Aim of the exercise - In the listing that follows, retype every line from the first through the one containing "const yTickLabels = [10, 20, 30, 40];". Pictures are to be left out.
"""
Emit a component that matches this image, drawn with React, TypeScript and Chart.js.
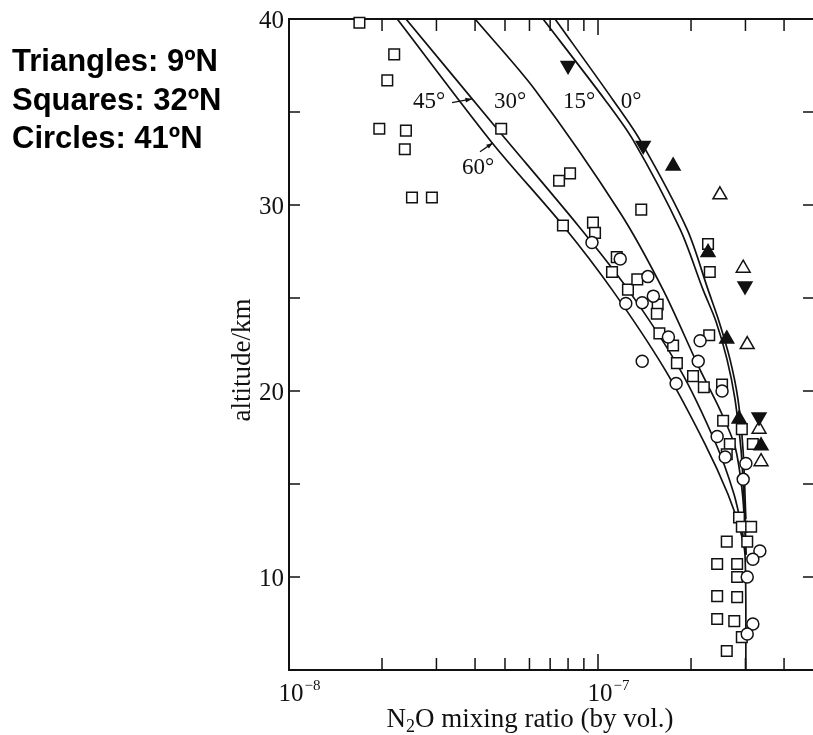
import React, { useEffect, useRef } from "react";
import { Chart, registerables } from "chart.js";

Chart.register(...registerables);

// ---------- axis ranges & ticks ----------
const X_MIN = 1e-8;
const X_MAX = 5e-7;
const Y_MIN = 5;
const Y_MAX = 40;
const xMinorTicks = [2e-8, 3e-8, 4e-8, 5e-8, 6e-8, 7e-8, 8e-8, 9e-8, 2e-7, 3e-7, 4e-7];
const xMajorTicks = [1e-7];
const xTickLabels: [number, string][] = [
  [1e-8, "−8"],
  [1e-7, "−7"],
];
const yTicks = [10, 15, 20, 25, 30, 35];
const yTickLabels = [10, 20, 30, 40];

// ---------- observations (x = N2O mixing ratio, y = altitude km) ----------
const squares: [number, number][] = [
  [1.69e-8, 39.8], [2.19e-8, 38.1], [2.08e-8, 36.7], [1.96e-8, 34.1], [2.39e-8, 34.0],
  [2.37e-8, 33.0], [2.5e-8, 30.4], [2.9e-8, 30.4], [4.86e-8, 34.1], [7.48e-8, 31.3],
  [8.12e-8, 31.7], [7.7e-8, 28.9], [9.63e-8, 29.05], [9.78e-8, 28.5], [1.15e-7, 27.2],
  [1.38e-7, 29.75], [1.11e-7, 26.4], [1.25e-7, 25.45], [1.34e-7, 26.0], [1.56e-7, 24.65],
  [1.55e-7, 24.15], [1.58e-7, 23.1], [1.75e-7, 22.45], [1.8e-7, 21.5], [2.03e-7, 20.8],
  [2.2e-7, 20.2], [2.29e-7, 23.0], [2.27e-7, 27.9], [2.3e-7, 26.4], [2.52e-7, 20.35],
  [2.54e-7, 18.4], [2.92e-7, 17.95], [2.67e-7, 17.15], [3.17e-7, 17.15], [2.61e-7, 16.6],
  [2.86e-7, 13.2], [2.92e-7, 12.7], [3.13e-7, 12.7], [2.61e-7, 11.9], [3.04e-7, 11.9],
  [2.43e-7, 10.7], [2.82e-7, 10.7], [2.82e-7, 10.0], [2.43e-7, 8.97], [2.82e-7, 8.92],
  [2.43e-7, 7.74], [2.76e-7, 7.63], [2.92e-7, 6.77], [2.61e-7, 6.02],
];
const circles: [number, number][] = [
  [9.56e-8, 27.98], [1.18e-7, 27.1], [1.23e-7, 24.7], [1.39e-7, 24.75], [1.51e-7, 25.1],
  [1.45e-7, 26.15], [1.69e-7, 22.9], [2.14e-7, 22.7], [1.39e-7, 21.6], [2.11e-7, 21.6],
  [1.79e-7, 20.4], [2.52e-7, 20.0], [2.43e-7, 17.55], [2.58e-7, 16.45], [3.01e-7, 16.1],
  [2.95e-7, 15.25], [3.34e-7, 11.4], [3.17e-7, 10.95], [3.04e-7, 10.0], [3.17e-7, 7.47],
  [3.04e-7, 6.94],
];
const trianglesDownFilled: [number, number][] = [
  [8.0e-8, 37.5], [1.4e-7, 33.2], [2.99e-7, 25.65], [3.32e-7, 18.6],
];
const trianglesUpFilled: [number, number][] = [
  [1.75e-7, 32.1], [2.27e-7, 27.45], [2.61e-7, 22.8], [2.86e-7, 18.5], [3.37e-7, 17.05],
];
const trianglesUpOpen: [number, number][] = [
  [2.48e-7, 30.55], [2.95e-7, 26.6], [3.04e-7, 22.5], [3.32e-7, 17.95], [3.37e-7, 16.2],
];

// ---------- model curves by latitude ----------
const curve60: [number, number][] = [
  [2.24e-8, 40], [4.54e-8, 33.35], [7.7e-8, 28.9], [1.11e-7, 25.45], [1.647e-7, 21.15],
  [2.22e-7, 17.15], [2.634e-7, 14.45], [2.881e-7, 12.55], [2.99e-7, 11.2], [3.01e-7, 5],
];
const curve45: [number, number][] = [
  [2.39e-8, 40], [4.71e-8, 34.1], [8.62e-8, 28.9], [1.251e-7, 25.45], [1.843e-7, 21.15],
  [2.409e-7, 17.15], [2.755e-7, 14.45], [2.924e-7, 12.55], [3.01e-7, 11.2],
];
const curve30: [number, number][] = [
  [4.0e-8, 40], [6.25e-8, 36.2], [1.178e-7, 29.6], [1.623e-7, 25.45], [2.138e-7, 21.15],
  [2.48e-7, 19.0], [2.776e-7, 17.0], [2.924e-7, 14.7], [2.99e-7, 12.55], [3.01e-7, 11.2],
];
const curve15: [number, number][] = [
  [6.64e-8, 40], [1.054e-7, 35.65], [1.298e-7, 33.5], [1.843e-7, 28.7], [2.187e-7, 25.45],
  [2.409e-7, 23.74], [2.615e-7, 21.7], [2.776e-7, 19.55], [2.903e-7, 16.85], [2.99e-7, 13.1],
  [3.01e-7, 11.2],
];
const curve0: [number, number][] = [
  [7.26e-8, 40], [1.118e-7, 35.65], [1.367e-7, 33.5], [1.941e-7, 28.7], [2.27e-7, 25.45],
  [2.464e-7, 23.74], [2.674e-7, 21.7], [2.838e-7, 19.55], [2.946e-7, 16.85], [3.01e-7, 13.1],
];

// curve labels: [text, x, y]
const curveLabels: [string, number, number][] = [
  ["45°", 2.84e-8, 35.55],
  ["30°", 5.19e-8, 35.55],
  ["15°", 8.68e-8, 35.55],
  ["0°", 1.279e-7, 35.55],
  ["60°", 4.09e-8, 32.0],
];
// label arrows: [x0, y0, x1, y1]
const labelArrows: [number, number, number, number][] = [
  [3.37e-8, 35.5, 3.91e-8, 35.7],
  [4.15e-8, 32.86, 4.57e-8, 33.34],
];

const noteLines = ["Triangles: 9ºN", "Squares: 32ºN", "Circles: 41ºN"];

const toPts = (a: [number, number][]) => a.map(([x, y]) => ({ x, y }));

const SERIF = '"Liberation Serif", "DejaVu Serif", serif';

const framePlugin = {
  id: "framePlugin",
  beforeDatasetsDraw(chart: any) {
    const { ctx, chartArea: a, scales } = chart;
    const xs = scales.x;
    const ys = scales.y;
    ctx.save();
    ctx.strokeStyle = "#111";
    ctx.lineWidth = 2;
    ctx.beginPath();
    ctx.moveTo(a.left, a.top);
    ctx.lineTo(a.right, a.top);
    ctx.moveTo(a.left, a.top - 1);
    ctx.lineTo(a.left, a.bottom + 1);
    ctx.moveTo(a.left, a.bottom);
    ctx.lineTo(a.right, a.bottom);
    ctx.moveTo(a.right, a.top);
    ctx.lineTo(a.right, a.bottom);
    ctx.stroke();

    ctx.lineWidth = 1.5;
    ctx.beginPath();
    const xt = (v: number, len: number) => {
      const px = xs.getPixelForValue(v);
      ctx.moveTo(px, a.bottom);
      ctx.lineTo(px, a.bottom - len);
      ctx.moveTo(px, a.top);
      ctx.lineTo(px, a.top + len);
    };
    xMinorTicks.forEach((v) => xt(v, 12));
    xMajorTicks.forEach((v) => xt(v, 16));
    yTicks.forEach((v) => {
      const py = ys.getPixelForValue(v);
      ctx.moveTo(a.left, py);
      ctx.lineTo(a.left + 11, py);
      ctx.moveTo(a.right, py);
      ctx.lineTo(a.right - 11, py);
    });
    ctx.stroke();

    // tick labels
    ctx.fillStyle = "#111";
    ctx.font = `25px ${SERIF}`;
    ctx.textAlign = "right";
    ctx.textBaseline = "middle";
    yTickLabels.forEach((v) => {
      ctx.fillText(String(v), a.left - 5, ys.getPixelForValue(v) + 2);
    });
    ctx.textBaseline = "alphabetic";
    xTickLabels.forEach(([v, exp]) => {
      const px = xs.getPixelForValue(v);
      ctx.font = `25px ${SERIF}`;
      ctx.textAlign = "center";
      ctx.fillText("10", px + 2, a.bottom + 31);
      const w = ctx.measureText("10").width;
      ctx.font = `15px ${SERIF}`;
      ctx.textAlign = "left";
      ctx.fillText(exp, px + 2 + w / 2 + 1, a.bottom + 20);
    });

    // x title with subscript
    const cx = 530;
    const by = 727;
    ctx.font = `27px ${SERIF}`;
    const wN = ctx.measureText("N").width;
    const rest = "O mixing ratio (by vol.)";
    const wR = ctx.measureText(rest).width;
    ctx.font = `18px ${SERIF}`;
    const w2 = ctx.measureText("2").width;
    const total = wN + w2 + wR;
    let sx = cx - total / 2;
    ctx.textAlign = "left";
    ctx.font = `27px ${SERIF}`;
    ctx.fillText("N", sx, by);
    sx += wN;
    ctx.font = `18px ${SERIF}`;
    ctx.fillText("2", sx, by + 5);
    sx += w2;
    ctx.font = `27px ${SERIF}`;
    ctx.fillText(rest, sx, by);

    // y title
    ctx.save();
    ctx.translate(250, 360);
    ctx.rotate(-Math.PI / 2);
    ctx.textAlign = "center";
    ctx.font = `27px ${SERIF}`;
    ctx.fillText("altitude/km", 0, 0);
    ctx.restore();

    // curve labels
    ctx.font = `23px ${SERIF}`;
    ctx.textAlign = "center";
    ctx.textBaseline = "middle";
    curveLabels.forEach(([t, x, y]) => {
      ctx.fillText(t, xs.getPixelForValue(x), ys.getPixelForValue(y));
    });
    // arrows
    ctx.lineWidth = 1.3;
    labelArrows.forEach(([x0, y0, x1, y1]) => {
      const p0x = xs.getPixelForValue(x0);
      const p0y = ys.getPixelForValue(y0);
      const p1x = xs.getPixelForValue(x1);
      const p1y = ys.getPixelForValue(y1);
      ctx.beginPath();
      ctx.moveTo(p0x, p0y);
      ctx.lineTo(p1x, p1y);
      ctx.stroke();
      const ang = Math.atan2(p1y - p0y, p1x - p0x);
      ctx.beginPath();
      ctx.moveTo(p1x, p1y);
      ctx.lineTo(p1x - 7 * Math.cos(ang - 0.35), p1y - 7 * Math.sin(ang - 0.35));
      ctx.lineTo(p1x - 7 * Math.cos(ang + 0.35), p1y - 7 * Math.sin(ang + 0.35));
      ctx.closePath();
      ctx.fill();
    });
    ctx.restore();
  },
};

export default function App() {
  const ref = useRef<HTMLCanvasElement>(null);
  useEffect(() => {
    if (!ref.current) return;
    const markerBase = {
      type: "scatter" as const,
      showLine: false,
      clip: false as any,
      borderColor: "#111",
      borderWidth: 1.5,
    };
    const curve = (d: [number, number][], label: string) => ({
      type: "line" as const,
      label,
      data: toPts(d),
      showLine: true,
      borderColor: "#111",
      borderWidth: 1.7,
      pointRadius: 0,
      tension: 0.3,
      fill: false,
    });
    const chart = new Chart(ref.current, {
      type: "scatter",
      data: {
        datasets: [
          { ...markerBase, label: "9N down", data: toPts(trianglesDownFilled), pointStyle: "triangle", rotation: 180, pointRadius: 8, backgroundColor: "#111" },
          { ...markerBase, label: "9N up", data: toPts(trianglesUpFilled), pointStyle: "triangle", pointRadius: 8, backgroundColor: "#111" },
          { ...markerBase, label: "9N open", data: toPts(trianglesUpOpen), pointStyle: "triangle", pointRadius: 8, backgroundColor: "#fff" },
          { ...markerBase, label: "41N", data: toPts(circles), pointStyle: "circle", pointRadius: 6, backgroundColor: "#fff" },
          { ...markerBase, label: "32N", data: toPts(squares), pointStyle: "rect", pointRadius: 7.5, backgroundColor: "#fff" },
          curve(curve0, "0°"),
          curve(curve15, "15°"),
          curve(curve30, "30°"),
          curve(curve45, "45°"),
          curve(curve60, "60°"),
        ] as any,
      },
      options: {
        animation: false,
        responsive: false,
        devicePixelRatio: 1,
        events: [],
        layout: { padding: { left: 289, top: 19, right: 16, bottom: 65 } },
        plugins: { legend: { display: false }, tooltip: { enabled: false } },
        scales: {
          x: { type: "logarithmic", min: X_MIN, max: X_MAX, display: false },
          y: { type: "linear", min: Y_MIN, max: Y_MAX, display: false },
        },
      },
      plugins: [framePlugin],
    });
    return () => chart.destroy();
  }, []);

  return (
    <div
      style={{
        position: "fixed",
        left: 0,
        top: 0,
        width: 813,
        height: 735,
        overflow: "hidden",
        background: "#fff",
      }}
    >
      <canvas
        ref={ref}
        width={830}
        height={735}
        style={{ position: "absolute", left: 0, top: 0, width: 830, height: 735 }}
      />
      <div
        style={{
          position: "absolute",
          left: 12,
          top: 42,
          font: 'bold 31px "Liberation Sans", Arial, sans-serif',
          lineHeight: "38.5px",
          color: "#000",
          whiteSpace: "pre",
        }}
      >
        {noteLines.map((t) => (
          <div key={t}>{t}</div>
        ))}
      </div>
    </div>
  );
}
"""
Written solution -
Emit a component that matches this image, drawn with React, TypeScript and Chart.js.
import React, { useEffect, useRef } from "react";
import { Chart, registerables } from "chart.js";

Chart.register(...registerables);

// ---------- axis ranges & ticks ----------
const X_MIN = 1e-8;
const X_MAX = 5e-7;
const Y_MIN = 5;
const Y_MAX = 40;
const xMinorTicks = [2e-8, 3e-8, 4e-8, 5e-8, 6e-8, 7e-8, 8e-8, 9e-8, 2e-7, 3e-7, 4e-7];
const xMajorTicks = [1e-7];
const xTickLabels: [number, string][] = [
  [1e-8, "−8"],
  [1e-7, "−7"],
];
const yTicks = [10, 15, 20, 25, 30, 35];
const yTickLabels = [10, 20, 30, 40];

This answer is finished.